Conversely, a DC (money purchase) scheme is finance director friendly, because one knows throughout what the cost is, what contributions must be paid, but it is employee unfriendly because no one knows what pension he or she will received on retirement, the amount of which could be guessed on an actuary’s calculation as above, except that few employees could afford an actuary and the financial services legislation, whose purpose is to protect consumers, makes it impossible for anyone else to guess them, except in the most generalised terms.
The stark choice between the two, FD friendly or employee friendly, crystallised on 24 July 2014, when (pursuant to the DPW’s announcement on 27 July 2011, the day of the judgment in Bridge Trustees v Yates  UKSC 42, that the government would introduce legislation to reverse the effect of the judgment) the Pensions Act 2011 s29, which altered the definition of “money purchase” in the Pensions Schemes Act 1993, came into force, but backdated to 1 January 1997. The finding in Bridge Trustees was that the payment of pensions out of the scheme’s assets, using a table of factors provided by the actuary, did not prevent the benefits from being money purchase.

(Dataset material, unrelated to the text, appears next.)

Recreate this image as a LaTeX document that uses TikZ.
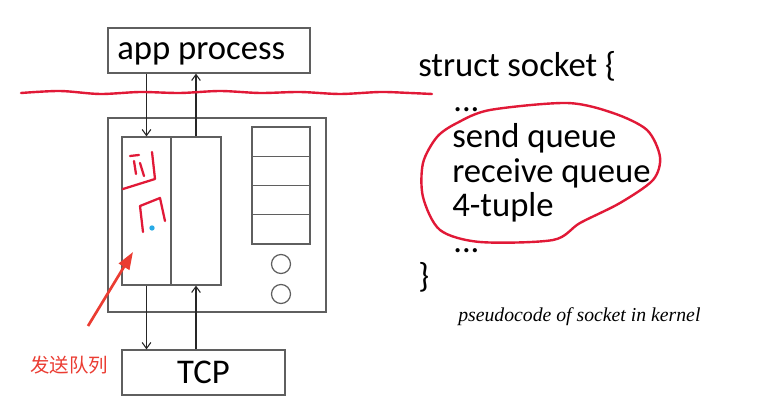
\documentclass[tikz,border=0pt]{standalone}
\usepackage{fontspec}
\setmainfont{Carlito}
\newfontfamily\cjkfont{Noto Sans CJK SC}
\newfontfamily\timesfont{Liberation Serif}
\usetikzlibrary{
    arrows.meta,
    calc,
    positioning
}
\definecolor{framegray}{RGB}{95,95,95}
\definecolor{inkred}{RGB}{225,25,55}
\definecolor{notered}{RGB}{235,60,50}
\definecolor{dotblue}{RGB}{40,170,230}

\begin{document}
\begin{tikzpicture}[x=0.75pt, y=-0.75pt,
    box/.style={draw=framegray, line width=0.9pt, inner sep=0pt},
    arr/.style={-{Straight Barb[length=4.5pt, width=6.5pt]}, line width=0.8pt, black!85},
    code/.style={font=\fontsize{26}{30}\selectfont, anchor=base west, inner sep=0pt},
    ink/.style={inkred, line width=1.7pt, line cap=round, line join=round}]
    % Background
    \useasboundingbox (0,0) rectangle (761,416);
    \fill[white] (0,0) rectangle (761,416);

    % Application process
    \node[box, minimum width=151.5pt, minimum height=33.75pt] (app) at (209,50.5) {};
    \node[code] (apptext) at (117,60) {app process};

    % Socket in kernel
    \node[box, minimum width=163.5pt, minimum height=145.5pt] (socket) at (217,215) {};
    \node[box, minimum width=36.75pt, minimum height=111pt] (sendq) at (146.5,211) {};
    \node[box, minimum width=37.5pt, minimum height=111pt] (recvq) at (196,211) {};
    \foreach \i in {1,...,4}
        \node[box, minimum width=43.5pt, minimum height=21.94pt] (cell\i) at (281,{127+29.25*(\i-0.5)}) {};
    \node[box, circle, minimum size=14.25pt] (hole1) at (281,264) {};
    \node[box, circle, minimum size=14.25pt] (hole2) at (281,294) {};

    % Transport layer
    \node[box, minimum width=122.25pt, minimum height=33.75pt, font=\fontsize{26}{30}\selectfont] (tcp) at (203.5,372.5) {TCP};

    % Data paths
    \draw[arr] (app.south -| sendq) -- (sendq.north);
    \draw[arr] (recvq.north) -- (app.south -| recvq);
    \draw[arr] (sendq.south) -- (tcp.north -| sendq);
    \draw[arr] (tcp.north -| recvq) -- (recvq.south);

    % User / kernel boundary
    \draw[inkred, line width=1.8pt, line cap=round] plot[smooth] coordinates {
        (21,93) (60,91) (100,94) (140,92) (180,93) (220,91) (260,93)
        (300,92) (340,94) (380,92) (410,93) (432,94)};

    % Handwriting on the send queue
    \draw[ink] (130,156) -- (139,155);
    \draw[ink] (134,161) -- (136,174);
    \draw[ink] (140,163) -- (144,176);
    \draw[ink] (152,152) -- (155,179) -- (123,189);
    \draw[ink] (143,232) -- (140,206) -- (160,198) -- (165,221);
    \fill[dotblue] (152,228) circle (2pt);

    % Note
    \node[font=\cjkfont\fontsize{14.6}{17}\selectfont, text=notered, inner sep=0pt] (note) at (69,365) {发送队列};
    \coordinate (notetail) at (88,326);
    \coordinate (notetip) at (133,252);
    \draw[notered, line width=2pt, -{Triangle[length=13pt, width=9pt]}] (notetail) -- (notetip);

    % Pseudocode
    \node[code] (l1) at (418,77) {struct socket \{};
    \node[code] (l2) at (453,112) {...};
    \node[code] (l3) at (452,148) {send queue};
    \node[code] (l4) at (452,183) {receive queue};
    \node[code] (l5) at (452,217) {4-tuple};
    \node[code] (l6) at (453,253) {...};
    \node[code] (l7) at (418,288) {\}};
    \node[font=\timesfont\itshape\fontsize{14.8}{17}\selectfont, anchor=base west, inner sep=0pt] (caption) at (458,322) {pseudocode of socket in kernel};

    % Circled fields
    \draw[inkred, line width=1.8pt] plot[smooth cycle] coordinates {
        (490,110) (567,103) (613,113) (647,130) (660,157) (653,180) (620,203)
        (580,223) (553,240) (480,242) (440,230) (423,197) (423,163) (437,137) (457,123)};
\end{tikzpicture}
\end{document}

Before 29 June 1992, when s58B (Deficiencies in the assets of a scheme on winding up) was inserted in the Social Security Pensions Act 1975 by the Social Security Act 1990, final salary pensions were secure only if there was enough money, and winding up clauses abated benefits if the assets were insufficient.
In conclusion, if the Government introduces CDC as expected, it will in effect reverse its reversal of the Bridge Trustees decision, albeit with more regulation and provisions that a court cannot find that a CDC scheme is not money purchase.